Most of the work that I've been involved in I suppose over the last, sort of, 20 years
has been concerned with how the ear amplifies sound.
And it turns out that inside your inner ear you have a biological amplifier,
and that depends on a cluster of cells which can modify the mechanics of the cochlear and amplify the sound.
Oh it is much more exciting and I think another key reason is because in physiology, and neuroscience,
you're in control essentially of everything all the way through from thinking about the experiment,
through to designing the experiment itself, to the equipment and to even doing the experiment so
very often you can think of an important experiment in the morning,
and you might actually know, with a bit of luck, what the answer is by the end of the day, and that's sort of exticment...exciting.
It's very different from the world of high-energy physics where you might have to wait decades to know what the outcome of the experiment actually was.
The challenges in auditory neuroscience? Well, there's a big one,
which at the moment nobody actually knows what is the molecule that converts sound into an electrical signal;
we don't know the trasnduction channel.
And there's a lot of labs looking for that one but they haven't found it...yet. There may be several channels, of course.
And then the other problems then concern what the brain is actually doing with that information.
So there's been a huge amount of interest in thinking about everything from early processing of sound signals,
up to more complex tasks, such as how does speech recognition work.

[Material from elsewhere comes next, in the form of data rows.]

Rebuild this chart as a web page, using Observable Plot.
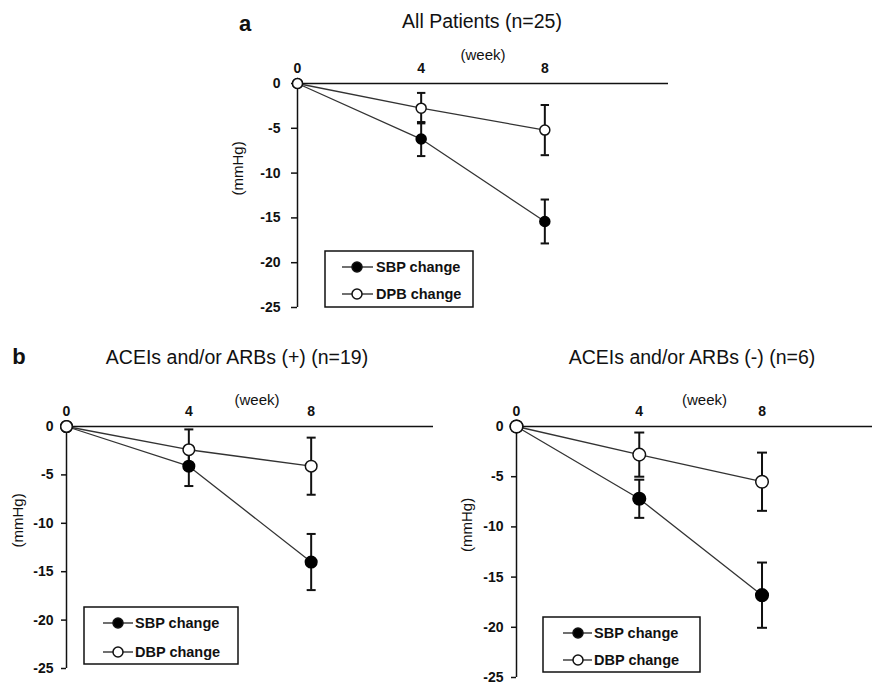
<!DOCTYPE html>
<html><head><meta charset="utf-8">
<script src="https://cdn.jsdelivr.net/npm/d3@7"></script>
<script src="https://cdn.jsdelivr.net/npm/@observablehq/plot@0.6"></script>
<style>
body{margin:0;background:#fff;font-family:"Liberation Sans",Arial,sans-serif;}
#root{position:relative;width:872px;height:684px;overflow:hidden;background:#fff;}
.abs{position:absolute;}
.t{position:absolute;white-space:nowrap;color:#111;line-height:1;transform:translate(-50%,-50%);}
</style></head><body><div id="root"></div>
<script>
// ---- data ----
const weeks = [0, 4, 8];
const xTicks = [0, 4, 8];
const yTicks = [0, -5, -10, -15, -20, -25];
const panelLetters = ["a", "b"];
const titles = ["All Patients (n=25)", "ACEIs and/or ARBs (+) (n=19)", "ACEIs and/or ARBs (-) (n=6)"];
const legendA = ["SBP change", "DPB change"];
const legendB = ["SBP change", "DBP change"];
const xLabel = "(week)";
const yLabel = "(mmHg)";

// panel a: All patients
const aSBP = [0, -6.2, -15.4];
const aSBPerr = [0, 1.9, 2.45];
const aDBP = [0, -2.75, -5.2];
const aDBPerr = [0, 1.7, 2.8];
// panel b left: ACEIs and/or ARBs (+)
const bpSBP = [0, -4.1, -14.0];
const bpSBPerr = [0, 2.05, 2.9];
const bpDBP = [0, -2.4, -4.1];
const bpDBPerr = [0, 2.1, 2.95];
// panel b right: ACEIs and/or ARBs (-)
const bmSBP = [0, -7.2, -16.8];
const bmSBPerr = [0, 1.9, 3.25];
const bmDBP = [0, -2.8, -5.5];
const bmDBPerr = [0, 2.2, 2.9];

const FONT = '"Liberation Sans", Arial, sans-serif';
const root = document.getElementById("root");

function label(x, y, str, size, weight) {
  const d = document.createElement("div");
  d.className = "t";
  d.style.left = x + "px"; d.style.top = y + "px";
  d.style.fontSize = size + "px"; d.style.fontWeight = weight || "normal";
  d.textContent = str;
  root.appendChild(d);
}

const capSym = {draw(ctx, size) { const h = Math.sqrt(size / Math.PI); ctx.moveTo(-h, 0); ctx.lineTo(h, 0); }};

function panel(cfg) {
  const rows = [];
  weeks.forEach((w, i) => {
    rows.push({s: "SBP", week: w, v: cfg.sbp[i], e: cfg.sbpErr[i]});
    rows.push({s: "DBP", week: w, v: cfg.dbp[i], e: cfg.dbpErr[i]});
  });
  const err = rows.filter(d => d.e > 0);
  const svg = Plot.plot({
    width: cfg.w, height: cfg.h,
    marginLeft: cfg.ml, marginRight: cfg.mr, marginTop: cfg.mt, marginBottom: cfg.mb,
    x: {type: "linear", domain: [0, cfg.xMax]},
    y: {type: "linear", domain: [-25, 0]},
    style: {background: "none", color: "#111", fontFamily: FONT, overflow: "visible"},
    marks: [
      Plot.ruleY([0], {stroke: "#111", strokeWidth: 1.5}),
      Plot.ruleX([0], {stroke: "#111", strokeWidth: 1.5}),
      Plot.axisY({ticks: yTicks, tickSize: cfg.ts, tickPadding: cfg.tp, tickFormat: d => String(d),
        label: null, fontSize: 14, fontWeight: "bold", strokeWidth: 1.5}),
      Plot.axisX({anchor: "top", ticks: xTicks, tickSize: 0, tickPadding: 11, tickFormat: d => String(d),
        label: null, fontSize: 14, fontWeight: "bold"}),
      Plot.text([xLabel], {frameAnchor: "top", dy: cfg.wdy, dx: cfg.wdx, fontSize: 15}),
      Plot.text([yLabel], {frameAnchor: "left", rotate: -90, dx: -cfg.mmOff, fontSize: 15}),
      Plot.line(rows, {x: "week", y: "v", z: "s", stroke: "#333", strokeWidth: 1.3}),
      Plot.ruleX(err, {x: "week", y1: d => d.v - d.e, y2: d => d.v + d.e, stroke: "#111", strokeWidth: 2}),
      Plot.dot(err, {x: "week", y: d => d.v + d.e, symbol: capSym, r: cfg.cap, fill: "none", stroke: "#111", strokeWidth: 2}),
      Plot.dot(err, {x: "week", y: d => d.v - d.e, symbol: capSym, r: cfg.cap, fill: "none", stroke: "#111", strokeWidth: 2}),
      Plot.dot(rows.filter(d => d.s === "SBP"), {x: "week", y: "v", r: cfg.r, fill: "#000", stroke: "#000"}),
      Plot.dot(rows.filter(d => d.s === "DBP"), {x: "week", y: "v", r: cfg.r, fill: "#fff", stroke: "#111", strokeWidth: 1.5})
    ]
  });
  svg.classList.add("abs");
  svg.style.left = cfg.left + "px"; svg.style.top = cfg.top + "px";
  root.appendChild(svg);
}

function legend(cfg, names) {
  const svg = d3.create("svg").attr("class", "abs").attr("width", cfg.w + 4).attr("height", cfg.h + 4)
    .style("left", (cfg.x - 2) + "px").style("top", (cfg.y - 2) + "px");
  const g = svg.append("g").attr("transform", "translate(2,2)");
  g.append("rect").attr("width", cfg.w).attr("height", cfg.h).attr("fill", "#fff").attr("stroke", "#111").attr("stroke-width", 1.5);
  names.forEach((n, i) => {
    const y = cfg.rows[i];
    g.append("line").attr("x1", cfg.lx0).attr("x2", cfg.lx1).attr("y1", y).attr("y2", y).attr("stroke", "#222").attr("stroke-width", 1.3);
    g.append("circle").attr("cx", cfg.mx).attr("cy", y).attr("r", cfg.r)
      .attr("fill", i === 0 ? "#000" : "#fff").attr("stroke", "#111").attr("stroke-width", 1.5);
    g.append("text").attr("x", cfg.tx).attr("y", y).attr("dy", "0.35em").attr("font-family", FONT)
      .attr("font-size", 14.5).attr("font-weight", "bold").attr("fill", "#111").text(n);
  });
  root.appendChild(svg.node());
}

panel({left: 200, top: 0, w: 480, h: 330, ml: 97, mr: 12, mt: 83, mb: 23, xMax: 12,
  sbp: aSBP, sbpErr: aSBPerr, dbp: aDBP, dbpErr: aDBPerr, ts: 6, tp: 11, wdy: -34, wdx: 0, mmOff: 59, r: 5, cap: 4.2});
panel({left: 0, top: 330, w: 440, h: 354, ml: 66, mr: 7, mt: 96, mb: 16, xMax: 12,
  sbp: bpSBP, sbpErr: bpSBPerr, dbp: bpDBP, dbpErr: bpDBPerr, ts: 5, tp: 8, wdy: -32, wdx: 7, mmOff: 48, r: 5.8, cap: 4.5});
panel({left: 440, top: 330, w: 432, h: 354, ml: 76, mr: 0, mt: 96, mb: 7, xMax: 11.6,
  sbp: bmSBP, sbpErr: bmSBPerr, dbp: bmDBP, dbpErr: bmDBPerr, ts: 5, tp: 8, wdy: -32, wdx: 10, mmOff: 49, r: 6.3, cap: 5});

legend({x: 325, y: 251, w: 148, h: 56, rows: [16, 43], lx0: 17, lx1: 48, mx: 32, tx: 51, r: 5}, legendA);
legend({x: 84, y: 607, w: 154, h: 57, rows: [16, 45], lx0: 19, lx1: 49, mx: 34, tx: 51, r: 5}, legendB);
legend({x: 543, y: 617, w: 157, h: 55, rows: [16, 43], lx0: 20, lx1: 49, mx: 35, tx: 51, r: 5}, legendB);

label(245, 24, panelLetters[0], 22, "bold");
label(19, 357, panelLetters[1], 22, "bold");
label(482, 22, titles[0], 19.5);
label(237, 358, titles[1], 19.5);
label(692, 358, titles[2], 19.5);
</script>
</body></html>
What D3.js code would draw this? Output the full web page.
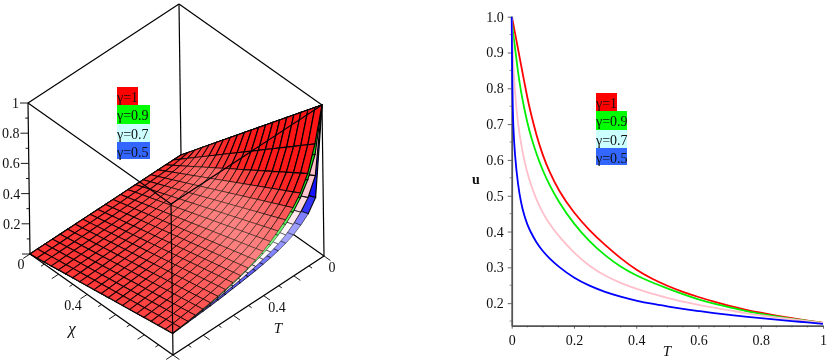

And trying to link essentially the networks of neurons that you find in the brain and the brainstem
to those rather more complicated perceptual tasks.
Physiology is a very interesting but demanding discipline to study.
It's interesting because it covers almost everything we want to know about how animals, and ourselves, actually work.
It's very demanding because very often you can't understand how the individual parts work unless you put them into context.
And so therefore you need to spread your knowledge around many different topics before you have an overall grasp.
And so my advice really is if you're an up-and-coming physiologist is just to keep your eyes open,
don't just focus on your particular narrow field but do have a look into adjacent fields in physiology from time to time
because there's all sorts of wonderful things happening.
For example, in my own work,
rather reluctantly I find myself having to teach the kidney to medical students and it turns out that
some of the structures in the kidney, some of the molecules in the kidney turn out to be absolutely critical for our understanding of how the cells in the ear work.
So there's huge amounts of cross fertilization that happens between all these different fields even within physiology.